With a brash, energetic quality all of its own, the Who became hugely popular as a live act. They played some of the leading festivals of the time, including the Monterey Pop Festival in 1967 and Woodstock two years later. While the other members of the group were known for stage antics, Entwistle focused on demonstrating his guitar prowess during performances. Behind the scenes, he was also a talented songwriter, creating some of the band’s songs, including “Boris the Spider,” “Whiskey Man,” “Cousin Kevin” and “My Wife.”
While the Who scored with their hit rock opera Tommy (1969), Entwistle also worked on several solo albums, including Smash Your Head Against the Wall (1971) and Whistle Rymes (1972).
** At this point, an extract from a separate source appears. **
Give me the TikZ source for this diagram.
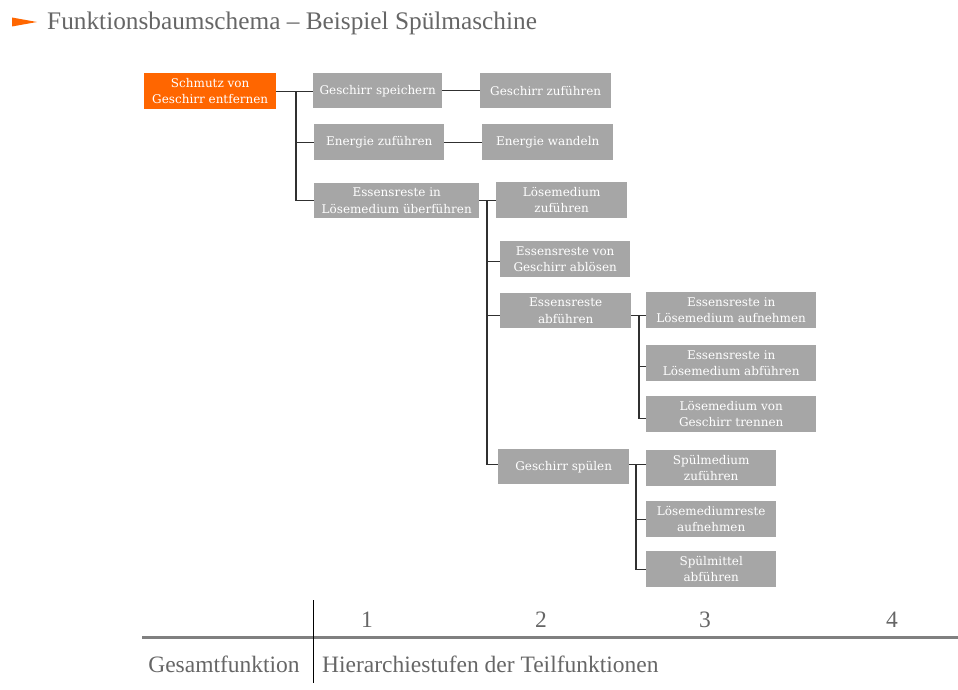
\documentclass[tikz,border=0pt]{standalone}
\usepackage{fontspec}
\setmainfont{Liberation Serif}
\newfontfamily\boxfont{DejaVu Serif}
\definecolor{orng}{HTML}{FF6600}
\definecolor{bgray}{HTML}{A6A6A6}
\definecolor{tgray}{HTML}{666666}
\definecolor{lgray}{HTML}{808080}
\definecolor{lnk}{HTML}{303030}
\tikzset{
  fbox/.style={fill=bgray, text=white, inner sep=0pt, anchor=north west, align=center,
    font=\boxfont\fontsize{12}{16.5}\selectfont},
  rootbox/.style={fbox, fill=orng},
  lnkline/.style={draw=lnk, line width=1.2pt},
  axtext/.style={text=tgray, font=\fontsize{23.5}{26}\selectfont},
}
\begin{document}
\begin{tikzpicture}[x=1pt,y=-1pt]
\useasboundingbox (0,0) rectangle (958,690);
% title
\fill[orng] (12,17.5) -- (37,22) -- (12,26.5) -- cycle;
\node[anchor=west, text=tgray, font=\fontsize{25.3}{28}\selectfont, inner sep=0pt] (title) at (47,23) {Funktionsbaumschema -- Beispiel Spülmaschine};
% level 0
\node[rootbox, minimum width=132, minimum height=36] (root) at (144,73) {Schmutz von\\Geschirr entfernen};
% level 1
\node[fbox, minimum width=129, minimum height=35] (gs) at (313,73) {Geschirr speichern};
\node[fbox, minimum width=130, minimum height=36] (ez) at (314,124) {Energie zuführen};
\node[fbox, minimum width=165, minimum height=35] (eu) at (314,183) {Essensreste in\\Lösemedium überführen};
% level 2
\node[fbox, minimum width=131, minimum height=35] (gz) at (480,73) {Geschirr zuführen};
\node[fbox, minimum width=131, minimum height=36] (ew) at (482,124) {Energie wandeln};
\node[fbox, minimum width=131, minimum height=36] (lz) at (496,182) {Lösemedium\\zuführen};
\node[fbox, minimum width=130, minimum height=36] (ab) at (500,241) {Essensreste von\\Geschirr ablösen};
\node[fbox, minimum width=131, minimum height=35] (ea) at (500,293) {Essensreste\\abführen};
\node[fbox, minimum width=131, minimum height=35] (gsp) at (498,449) {Geschirr spülen};
% level 3
\node[fbox, minimum width=170, minimum height=36] (eaa) at (646,292) {Essensreste in\\Lösemedium aufnehmen};
\node[fbox, minimum width=170, minimum height=36] (eab) at (646,345) {Essensreste in\\Lösemedium abführen};
\node[fbox, minimum width=170, minimum height=36] (lt) at (646,396) {Lösemedium von\\Geschirr trennen};
\node[fbox, minimum width=130, minimum height=36] (smz) at (646,450) {Spülmedium\\zuführen};
\node[fbox, minimum width=130, minimum height=36] (lra) at (646,501) {Lösemediumreste\\aufnehmen};
\node[fbox, minimum width=130, minimum height=36] (sma) at (646,551) {Spülmittel\\abführen};
% connector anchors
\coordinate (j1) at (296,0);
\coordinate (j2) at (487,0);
\coordinate (j3) at (639,0);
\coordinate (j4) at (636,0);
\coordinate (eaR) at ([yshift=-5pt]ea.east);
\coordinate (gspR) at ([yshift=2pt]gsp.east);
% connectors
\draw[lnkline] (root.east) -- (root.east -| gs.west);
\draw[lnkline] (j1 |- root.east) |- (ez.west);
\draw[lnkline] (j1 |- root.east) |- (eu.west);
\draw[lnkline] (gs.east) -- (gs.east -| gz.west);
\draw[lnkline] (ez.east) -- (ez.east -| ew.west);
\draw[lnkline] (eu.east) -- (eu.east -| lz.west);
\draw[lnkline] (j2 |- eu.east) |- ([yshift=-2pt]ab.west);
\draw[lnkline] (j2 |- eu.east) |- ([yshift=-5pt]ea.west);
\draw[lnkline] (j2 |- eu.east) |- ([yshift=2pt]gsp.west);
\draw[lnkline] (eaR) -- (eaR -| eaa.west);
\draw[lnkline] (j3 |- eaR) |- ([yshift=-3pt]eab.west);
\draw[lnkline] (j3 |- eaR) |- ([yshift=-4pt]lt.west);
\draw[lnkline] (gspR) -- (gspR -| smz.west);
\draw[lnkline] (j4 |- gspR) |- (lra.west);
\draw[lnkline] (j4 |- gspR) |- (sma.west);
% axis
\coordinate (ax0) at (142,637);
\coordinate (ax1) at (958,637);
\coordinate (v0) at (313,600);
\coordinate (v1) at (313,683);
\draw[lgray, line width=3pt] (ax0) -- (ax1);
\draw[black, line width=1pt] (v0) -- (v1);
\node[axtext] (n1) at (367,620) {1};
\node[axtext] (n2) at (541,620) {2};
\node[axtext] (n3) at (705,620) {3};
\node[axtext] (n4) at (892,620) {4};
\node[axtext] (gf) at (224,664) {Gesamtfunktion};
\node[axtext, anchor=west, inner sep=0pt] (hs) at (322,664) {Hierarchiestufen der Teilfunktionen};
\end{tikzpicture}
\end{document}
Neither of these two albums nor his third solo effort, Rigor Mortis Sets In (1973), were able to help him step out of the shadow of the Who, however.
In 1978, the band suffered a great loss: Drummer Keith Moon died of a drug overdose on September 7, 1978. Four years later, in 1982, the Who held a farewell tour, but reunited in 1989 for another tour. The following year, the rock super group was inducted into the Rock and Roll Hall of Fame.
In the 1990s, John Entwistle scored a minor hit with his solo effort Too Late the Hero (1996). He also formed his own group for a time, producing albums like Music from Van-Pires (1997).